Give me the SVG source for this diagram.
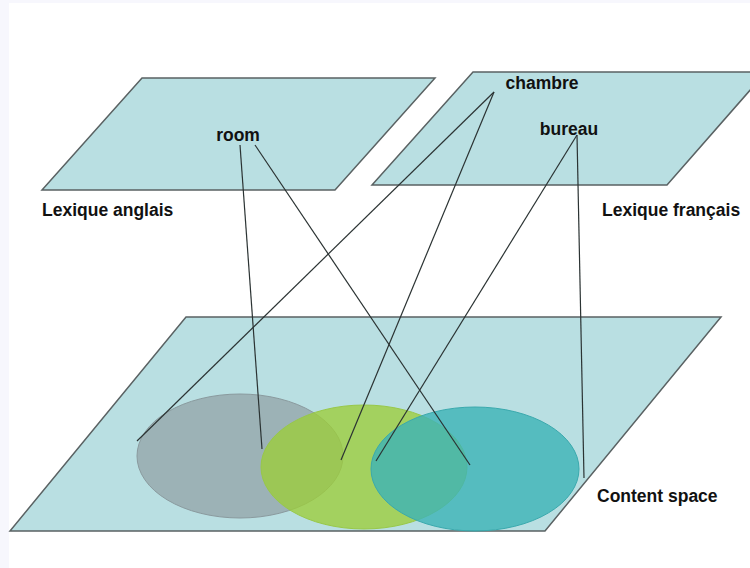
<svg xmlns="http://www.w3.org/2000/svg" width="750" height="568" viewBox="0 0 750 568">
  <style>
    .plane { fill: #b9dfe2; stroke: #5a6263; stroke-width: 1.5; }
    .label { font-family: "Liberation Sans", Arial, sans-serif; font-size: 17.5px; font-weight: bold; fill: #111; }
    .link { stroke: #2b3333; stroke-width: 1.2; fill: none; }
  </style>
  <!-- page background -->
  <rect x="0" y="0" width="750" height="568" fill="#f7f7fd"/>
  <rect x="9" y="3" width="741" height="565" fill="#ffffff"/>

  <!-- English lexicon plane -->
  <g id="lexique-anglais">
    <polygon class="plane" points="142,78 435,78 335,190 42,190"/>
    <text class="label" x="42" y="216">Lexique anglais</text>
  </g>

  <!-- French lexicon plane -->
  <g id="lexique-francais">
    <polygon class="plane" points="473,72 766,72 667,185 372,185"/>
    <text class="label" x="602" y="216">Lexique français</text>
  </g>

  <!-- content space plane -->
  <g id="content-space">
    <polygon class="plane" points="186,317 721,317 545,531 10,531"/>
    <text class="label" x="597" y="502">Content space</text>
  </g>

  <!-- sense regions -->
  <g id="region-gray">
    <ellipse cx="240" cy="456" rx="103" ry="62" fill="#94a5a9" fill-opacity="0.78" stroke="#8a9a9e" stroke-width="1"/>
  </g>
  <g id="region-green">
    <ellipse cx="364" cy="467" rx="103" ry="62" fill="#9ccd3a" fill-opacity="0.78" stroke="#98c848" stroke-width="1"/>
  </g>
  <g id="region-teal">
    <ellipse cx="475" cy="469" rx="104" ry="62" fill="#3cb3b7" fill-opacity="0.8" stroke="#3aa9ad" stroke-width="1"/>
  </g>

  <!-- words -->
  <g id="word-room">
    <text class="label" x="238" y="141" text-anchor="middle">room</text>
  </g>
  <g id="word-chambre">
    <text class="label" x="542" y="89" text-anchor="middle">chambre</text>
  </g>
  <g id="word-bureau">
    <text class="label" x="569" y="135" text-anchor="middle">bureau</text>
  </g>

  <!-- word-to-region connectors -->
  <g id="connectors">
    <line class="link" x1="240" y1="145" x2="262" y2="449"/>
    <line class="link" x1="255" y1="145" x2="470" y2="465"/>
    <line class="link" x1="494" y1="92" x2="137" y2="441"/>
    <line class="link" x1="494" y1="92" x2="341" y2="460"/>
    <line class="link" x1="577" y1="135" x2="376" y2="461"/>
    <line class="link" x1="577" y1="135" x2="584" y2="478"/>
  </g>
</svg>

REQUIRED TASK
Return to the listing above and set it down exactly, leaving out its pictures.

TASK SOLUTION
Give me the SVG source for this diagram.
<svg xmlns="http://www.w3.org/2000/svg" width="750" height="568" viewBox="0 0 750 568">
  <style>
    .plane { fill: #b9dfe2; stroke: #5a6263; stroke-width: 1.5; }
    .label { font-family: "Liberation Sans", Arial, sans-serif; font-size: 17.5px; font-weight: bold; fill: #111; }
    .link { stroke: #2b3333; stroke-width: 1.2; fill: none; }
  </style>
  <!-- page background -->
  <rect x="0" y="0" width="750" height="568" fill="#f7f7fd"/>
  <rect x="9" y="3" width="741" height="565" fill="#ffffff"/>

  <!-- English lexicon plane -->
  <g id="lexique-anglais">
    <polygon class="plane" points="142,78 435,78 335,190 42,190"/>
    <text class="label" x="42" y="216">Lexique anglais</text>
  </g>

  <!-- French lexicon plane -->
  <g id="lexique-francais">
    <polygon class="plane" points="473,72 766,72 667,185 372,185"/>
    <text class="label" x="602" y="216">Lexique français</text>
  </g>

  <!-- content space plane -->
  <g id="content-space">
    <polygon class="plane" points="186,317 721,317 545,531 10,531"/>
    <text class="label" x="597" y="502">Content space</text>
  </g>

  <!-- sense regions -->
  <g id="region-gray">
    <ellipse cx="240" cy="456" rx="103" ry="62" fill="#94a5a9" fill-opacity="0.78" stroke="#8a9a9e" stroke-width="1"/>
  </g>
  <g id="region-green">
    <ellipse cx="364" cy="467" rx="103" ry="62" fill="#9ccd3a" fill-opacity="0.78" stroke="#98c848" stroke-width="1"/>
  </g>
  <g id="region-teal">
    <ellipse cx="475" cy="469" rx="104" ry="62" fill="#3cb3b7" fill-opacity="0.8" stroke="#3aa9ad" stroke-width="1"/>
  </g>

  <!-- words -->
  <g id="word-room">
    <text class="label" x="238" y="141" text-anchor="middle">room</text>
  </g>
  <g id="word-chambre">
    <text class="label" x="542" y="89" text-anchor="middle">chambre</text>
  </g>
  <g id="word-bureau">
    <text class="label" x="569" y="135" text-anchor="middle">bureau</text>
  </g>

  <!-- word-to-region connectors -->
  <g id="connectors">
    <line class="link" x1="240" y1="145" x2="262" y2="449"/>
    <line class="link" x1="255" y1="145" x2="470" y2="465"/>
    <line class="link" x1="494" y1="92" x2="137" y2="441"/>
    <line class="link" x1="494" y1="92" x2="341" y2="460"/>
    <line class="link" x1="577" y1="135" x2="376" y2="461"/>
    <line class="link" x1="577" y1="135" x2="584" y2="478"/>
  </g>
</svg>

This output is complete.